Bresles 3Fond de cabane bordant la voie médiévale - © Louis Florin Inrap-

Actuellement en cours de fouille, la partie la plus dense de l’agglomération n’est pas totalement dégagée. S’agit-il bien d’un habitat groupé ou plutôt de plusieurs unités agricoles distinctes ? Y a-t-il eu une évolution dans l’organisation de l’habitat ? On observe déjà un alignement de plusieurs cabanes de tissage le long de la voie probablement médiévale.

Des vestiges funéraires à différentes époques

L’âge du Bronze (-2 200 à -800) est également représenté, sur l’emprise (première tranche de fouille) par trois enclos circulaires de taille différente. Il s’agit d’anciens monuments funéraires non contemporains, composés d’un fossé circulaire ouvert ou non, seul vestige d’un tertre où certains morts étaient enterrés. L’un des tertres était associé à deux sépultures à incinérations.
Les fouilles (seconde tranche) ont été l’occasion d’exhumer un petit lot de tombes à crémation, appartenant à un cimetière du second âge du Fer (-450 à -50), localisé au sud-est de la voie antique.
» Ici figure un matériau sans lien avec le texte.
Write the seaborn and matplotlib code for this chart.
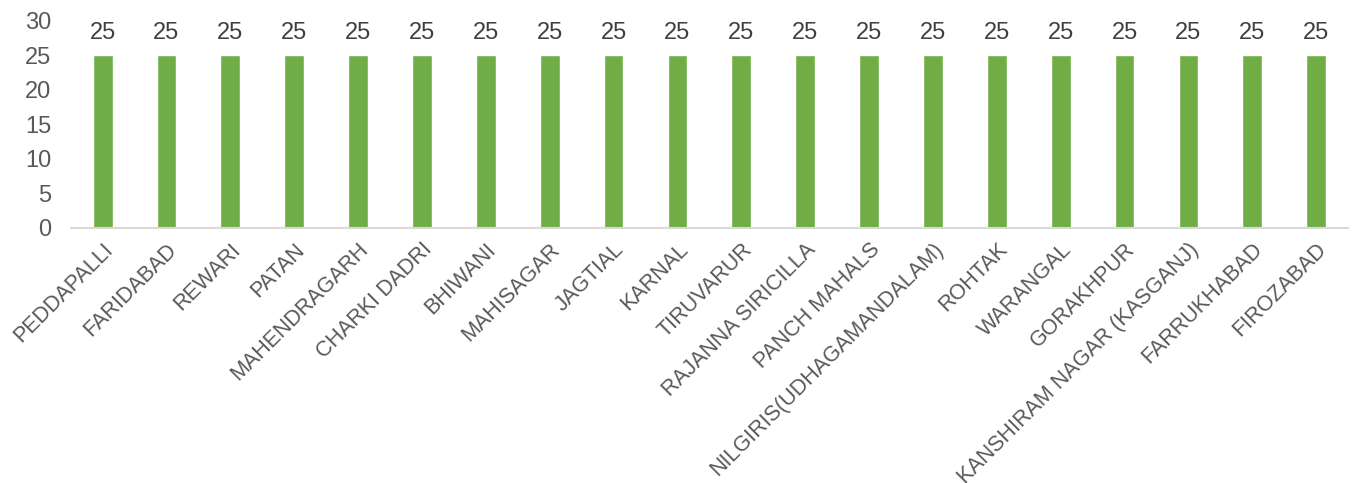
import pandas as pd
import matplotlib
matplotlib.use('Agg')
import matplotlib.pyplot as plt
import seaborn as sns

districts = ['PEDDAPALLI', 'FARIDABAD', 'REWARI', 'PATAN', 'MAHENDRAGARH',
             'CHARKI DADRI', 'BHIWANI', 'MAHISAGAR', 'JAGTIAL', 'KARNAL',
             'TIRUVARUR', 'RAJANNA SIRICILLA', 'PANCH MAHALS',
             'NILGIRIS(UDHAGAMANDALAM)', 'ROHTAK', 'WARANGAL', 'GORAKHPUR',
             'KANSHIRAM NAGAR (KASGANJ)', 'FARRUKHABAD', 'FIROZABAD']
values = [25, 25, 25, 25, 25, 25, 25, 25, 25, 25,
          25, 25, 25, 25, 25, 25, 25, 25, 25, 25]

df = pd.DataFrame({'district': districts, 'value': values})

sns.set_style('white')
plt.rcParams['font.family'] = ['Liberation Sans', 'DejaVu Sans']

fig = plt.figure(figsize=(13.59, 4.83), dpi=100)
ax = fig.add_axes([0.052, 0.528, 0.940, 0.429])

sns.barplot(data=df, x='district', y='value', color='#70AD47', width=0.31,
            saturation=1, ax=ax)

for c in ax.containers:
    ax.bar_label(c, fmt='%d', padding=8, fontsize=17, color='#404040')

ax.set_ylim(0, 30)
ax.set_yticks(range(0, 31, 5))
ax.set_xlim(-0.5, len(districts) - 0.5)
ax.set_xlabel('')
ax.set_ylabel('')

ax.tick_params(axis='y', labelsize=17, labelcolor='#595959', length=0, pad=14)
ax.tick_params(axis='x', labelsize=15.5, labelcolor='#595959', length=0, pad=8)
plt.setp(ax.get_xticklabels(), rotation=45, ha='right', rotation_mode='anchor')

for s in ['top', 'right', 'left']:
    ax.spines[s].set_visible(False)
ax.spines['bottom'].set_color('#D9D9D9')
ax.spines['bottom'].set_linewidth(1.5)

fig.savefig('out.png', dpi=100)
Les restes incinérés des défunts étaient déposés dans de simples fosses et accompagnés d’offrandes funéraires dont la fonction était d’alimenter l’âme des défunts.

Regroupées à l’ouest dans l’emprise (première tranche), quatre sépultures mérovingiennes, pourraient correspondre à un petit cimetière familial lié à une ou plusieurs unité(s) agricole(s). Ces défunts ont été inhumés avec quelques effets personnels (ceinturon, simple boucle de ceinture, couteaux, etc.).

L’ensemble funéraire le plus spectaculaire est un cimetière carolingien qui a livré plus d’une centaine de tombes réparties sur une étroite parcelle contiguë à une voirie qui desservait le village. Les tombes de la première phase d’utilisation du cimetière sont creusées côte-à-côte en deux rangées parallèles et présentent une orientation O/E. La seconde phase se traduit par l’implantation, selon un axe N/S, de quelques sépultures à l’est des rangées de tombes précédentes. La majorité des inhumations se faisait en pleine terre (sans mobilier ni accessoire vestimentaire), les corps enveloppés dans un simple linceul. Les défunts présentent des positions différentes d’ensevelissement et correspondent aussi bien à des adultes qu’à des enfants probablement regroupés en famille dans certains cas. L’étude ostéologique de cette population a révélé de nombreuses pathologies en lien avec une activité physique intense et des épisodes de carences alimentaires. Aucune trace de chapelle ou d’église n’a été découverte, mais elle pourrait se situer au nord hors du champ d’investigation des fouilles.
Enfin, quelques sépultures mal conservées, sans mobilier, potentiellement carolingiennes, ont été découvertes le long des voies antique et médiévale lors de la seconde tranche de la fouille.